As the document goes:
This is called a negative lookbehind assertion. Similar to positive lookbehind assertions, the contained pattern must only match strings of some fixed length.
So this will work, the intention is to match any ,
outside {}
, but not inside {}
:
In [188]:
re.compile("(?<!\{)\,.").findall('a1,a2,a3,a4,{,a6}')
Out[188]:
[',a', ',a', ',a', ',{']
this will work, on a slightly different query:
In [189]:
re.compile("(?<!\{a5)\,.").findall('a1,a2,a3,a4,{a5,a6}')

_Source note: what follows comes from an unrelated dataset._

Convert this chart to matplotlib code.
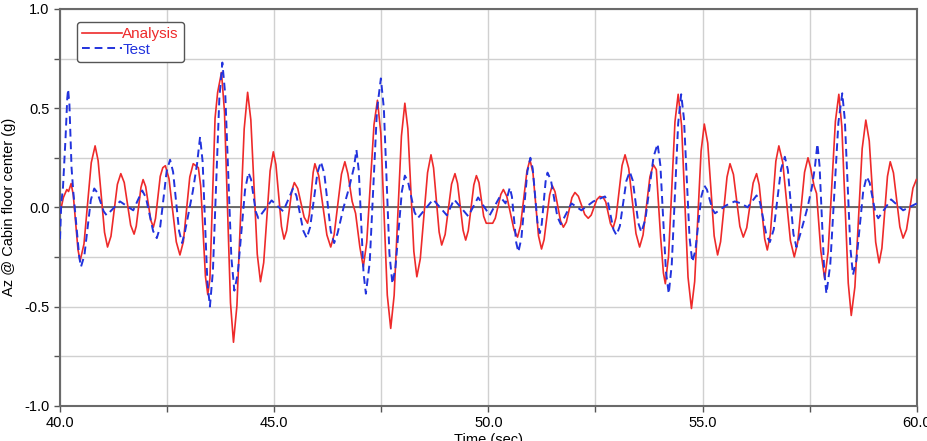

#or this: re.compile("(?<!\{..)\,.").findall('a1,a2,a3,a4,{a5,a6}')
Out[189]:
[',a', ',a', ',a', ',{']
In [190]:
But if the query is 'a1,a2,a3,a4,{_some_length_not_known_in_advance,a6}'
, according to the document the following won't work as intended:
In [190]:
re.compile("(?<![\{.*])\,.").findall('a1,a2,a3,a4,{a5,a6}')
Out[190]:
[',a', ',a', ',a', ',{', ',a']
Any alternative to achieve this? Is negative lookbehind the wrong approach?
Any reason this is how lookbehind was designed to do (only match strings of some fixed length) in the first place?